**Stated exercise**
The lines from the top of the material through the line with "renderers.append((name, r))" are to be set down exactly. Leave the pictures out.

··· Information provided ···

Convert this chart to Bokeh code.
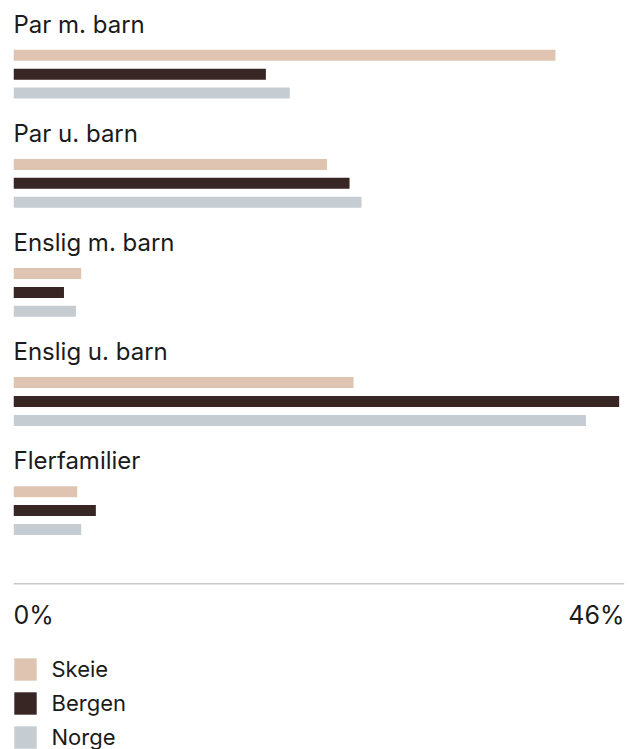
from bokeh.plotting import figure
from bokeh.models import Range1d, Span, Label, Legend, LegendItem, ColumnDataSource
from bokeh.core.properties import value
from bokeh.embed import file_html
from bokeh.resources import INLINE

# ---- data ----
categories = ["Par m. barn", "Par u. barn", "Enslig m. barn", "Enslig u. barn", "Flerfamilier"]
series_names = ["Skeie", "Bergen", "Norge"]
skeie = [40.8, 23.6, 5.1, 25.6, 4.8]
bergen = [19.0, 25.3, 3.8, 45.6, 6.2]
norge = [20.8, 26.2, 4.7, 43.1, 5.1]
tick_values = [0, 46]
tick_labels = ["0%", "46%"]

# ---- style / layout ----
colors = ["#dfc5b1", "#372624", "#c5cdd3"]
TEXT = "#1b1b1b"
FONT = "Inter"
W, H = 639, 749
TOP = 0                     # page y of figure top
GROUP0 = 54.8               # centre of first bar (page px)
GROUP_PITCH = 109.1
BAR_PITCH = 18.9
BAR_H = 11
AXIS_Y = 583.3

p = figure(width=W, height=H, output_backend="svg", toolbar_location=None, tools="",
           x_axis_location=None, y_axis_location=None,
           x_range=Range1d(tick_values[0], tick_values[-1]),
           y_range=Range1d(TOP + H, TOP),
           min_border_left=13, min_border_right=15, min_border_top=0, min_border_bottom=0,
           outline_line_color=None, background_fill_color="white", border_fill_color="white")
p.grid.visible = False

renderers = []
for j, (name, vals, col) in enumerate(zip(series_names, [skeie, bergen, norge], colors)):
    ys = [GROUP0 + i * GROUP_PITCH + j * BAR_PITCH for i in range(len(categories))]
    src = ColumnDataSource(dict(y=ys, right=vals, cat=categories))
    r = p.hbar(y="y", left=0, right="right", height=BAR_H, source=src,
               fill_color=col, line_color=None)
    renderers.append((name, r))

# category labels above each group
p.text(x=[tick_values[0]] * len(categories),
       y=[GROUP0 + i * GROUP_PITCH - 31 for i in range(len(categories))],
       text=categories, text_font=value(FONT), text_font_size="24px",
       text_color=TEXT, text_align="left", text_baseline="alphabetic")

# axis line
p.add_layout(Span(location=AXIS_Y, dimension="width", line_color="#c8c8c8", line_width=1.5))

# tick labels
for v, t, al in zip(tick_values, tick_labels, ["left", "right"]):
    p.add_layout(Label(x=v, y=614, text=t, text_align=al, text_baseline="alphabetic",
                       text_font=FONT, text_font_size="25px", text_color=TEXT))

legend = Legend(items=[LegendItem(label=n, renderers=[r]) for n, r in renderers],
                location=(-2.5, -2.2), orientation="vertical",
                glyph_width=28, glyph_height=28, spacing=6, padding=0, margin=0,
                label_standoff=13, label_text_font=FONT, label_text_font_size="22px",
                label_text_color=TEXT, border_line_color=None, background_fill_alpha=0)
p.add_layout(legend)

open("out.html", "w").write(file_html(p, INLINE))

···

**Response for this exercise**
Convert this chart to Bokeh code.
from bokeh.plotting import figure
from bokeh.models import Range1d, Span, Label, Legend, LegendItem, ColumnDataSource
from bokeh.core.properties import value
from bokeh.embed import file_html
from bokeh.resources import INLINE

# ---- data ----
categories = ["Par m. barn", "Par u. barn", "Enslig m. barn", "Enslig u. barn", "Flerfamilier"]
series_names = ["Skeie", "Bergen", "Norge"]
skeie = [40.8, 23.6, 5.1, 25.6, 4.8]
bergen = [19.0, 25.3, 3.8, 45.6, 6.2]
norge = [20.8, 26.2, 4.7, 43.1, 5.1]
tick_values = [0, 46]
tick_labels = ["0%", "46%"]

# ---- style / layout ----
colors = ["#dfc5b1", "#372624", "#c5cdd3"]
TEXT = "#1b1b1b"
FONT = "Inter"
W, H = 639, 749
TOP = 0                     # page y of figure top
GROUP0 = 54.8               # centre of first bar (page px)
GROUP_PITCH = 109.1
BAR_PITCH = 18.9
BAR_H = 11
AXIS_Y = 583.3

p = figure(width=W, height=H, output_backend="svg", toolbar_location=None, tools="",
           x_axis_location=None, y_axis_location=None,
           x_range=Range1d(tick_values[0], tick_values[-1]),
           y_range=Range1d(TOP + H, TOP),
           min_border_left=13, min_border_right=15, min_border_top=0, min_border_bottom=0,
           outline_line_color=None, background_fill_color="white", border_fill_color="white")
p.grid.visible = False

renderers = []
for j, (name, vals, col) in enumerate(zip(series_names, [skeie, bergen, norge], colors)):
    ys = [GROUP0 + i * GROUP_PITCH + j * BAR_PITCH for i in range(len(categories))]
    src = ColumnDataSource(dict(y=ys, right=vals, cat=categories))
    r = p.hbar(y="y", left=0, right="right", height=BAR_H, source=src,
               fill_color=col, line_color=None)
    renderers.append((name, r))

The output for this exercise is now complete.